Kibale also offers the Chimpanzee Habituation Experience — a full-day programme that accompanies the researchers who are in the process of habituating new chimp communities to human presence. This extended encounter, costing more but offering a full day rather than a single hour, is one of the most immersive wildlife experiences available in Africa.
The Other Primates

Kibale's twelve primate species beyond the chimpanzee make it uniquely rewarding for primate enthusiasts. The red-tailed monkey is ubiquitous in the forest, its white-spotted nose making it instantly identifiable. The red colobus is found in large troops that crash spectacularly through the canopy when disturbed. The black-and-white colobus, Uganda mangabey, olive baboon, l'Hoest's monkey, and pottos (nocturnal and rarely seen) round out a list that has no rival anywhere in Africa.
Guided forest walks specifically focused on primate diversity — rather than just chimpanzees — are available and allow visitors to observe the interactions between species, the complexity of the forest's social ecology, and the full depth of what Kibale offers.
Bigodi Wetland Sanctuary
On Kibale's eastern boundary, the Bigodi Wetland Sanctuary is a community-run conservation project that combines excellent wildlife watching with direct community benefit. A two to three-hour guided walk through the wetland's papyrus swamps and forest patches reliably produces multiple primate species including the red colobus and mangabey, as well as over 200 bird species including many specials. It is one of Uganda's finest community tourism experiences — affordable, rewarding, and directly beneficial to the surrounding villages.
Birdwatching
Kibale's bird list of over 375 species includes 35 Albertine Rift endemics and some of Africa's most sought-after forest birds. The African pitta, green-breasted pitta, African dwarf kingfisher, and numerous sunbird and flycatcher species make Kibale one of Uganda's top birding destinations. Night walks with a ranger reveal a completely different cast of nocturnal species.
The Kibale–Queen Elizabeth Corridor

Kibale is most commonly visited as part of a western Uganda circuit that also takes in Queen Elizabeth National Park, 35 kilometres to the south. A wildlife corridor connecting the two parks — the Kyambura Game Reserve and the Chambura Gorge — allows elephants, buffaloes, and other species to move freely between forest and savannah. Many itineraries combine two or three nights at Kibale with the Kazinga Channel cruise and the Ishasha tree-climbing lions at Queen Elizabeth, creating a circuit that offers extraordinary wildlife diversity within a compact and manageable geography.

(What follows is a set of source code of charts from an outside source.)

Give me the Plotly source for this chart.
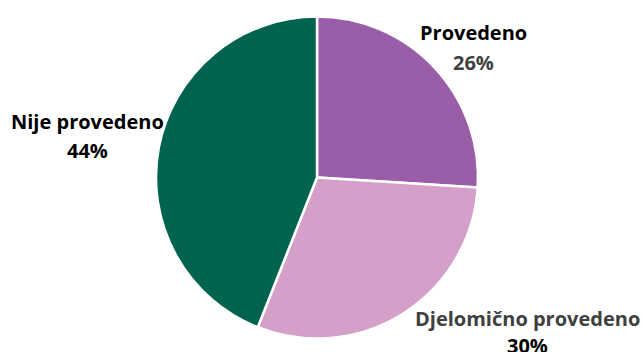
import plotly.graph_objects as go

categories = ["Provedeno", "Djelomično provedeno", "Nije provedeno"]
values = [26, 30, 44]
colors = ["#9A5EA8", "#D49FC8", "#00634F"]
name_colors = ["#000000", "#404040", "#000000"]
pct_colors = ["#404040", "#000000", "#000000"]
label_pos = [(473, 32, 62), (527, 318, 345), (87, 121, 150)]

W, H = 643, 352
cx, cy, r = 317, 177.5, 161

fig = go.Figure(go.Pie(
    labels=categories, values=values, sort=False, direction="clockwise",
    rotation=0, marker=dict(colors=colors, line=dict(color="white", width=2.5)),
    textinfo="none", hoverinfo="label+percent", showlegend=False,
    domain=dict(x=[(cx - r) / W, (cx + r) / W], y=[(H - cy - r) / H, (H - cy + r) / H]),
))

font_family = "Open Sans, sans-serif"
for cat, v, nc, pc, (x, y1, y2) in zip(categories, values, name_colors, pct_colors, label_pos):
    fig.add_annotation(x=x / W, y=1 - y1 / H, xref="paper", yref="paper", text=f"<b>{cat}</b>",
                       showarrow=False, font=dict(family=font_family, size=20, color=nc),
                       xanchor="center", yanchor="middle")
    fig.add_annotation(x=x / W, y=1 - y2 / H, xref="paper", yref="paper", text=f"<b>{v}%</b>",
                       showarrow=False, font=dict(family=font_family, size=20, color=pc),
                       xanchor="center", yanchor="middle")

fig.update_layout(width=W, height=H, margin=dict(l=0, r=0, t=0, b=0),
                  paper_bgcolor="white", plot_bgcolor="white")
fig.write_html("out.html", config={"displayModeBar": False},
               post_script="document.body.style.margin='0';")
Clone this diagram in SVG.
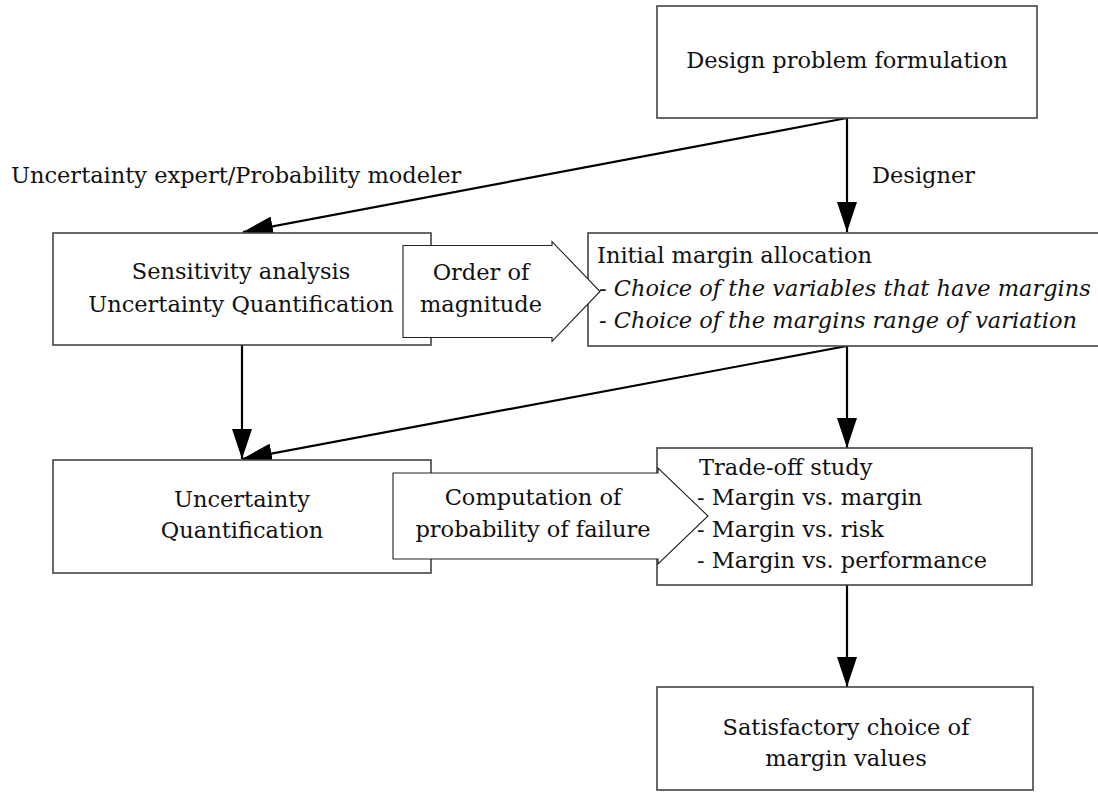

Getting There & Practicalities
Kibale is approximately five to six hours from Kampala by road, or accessible via scheduled flights to Kasese Airport. The gateway town of Fort Portal is a pleasant base, with accommodation available both in town and in lodges and tented camps within or adjacent to the park. The forest can be visited year-round, though the dry seasons from December to February and June to September make for more comfortable trekking conditions underfoot.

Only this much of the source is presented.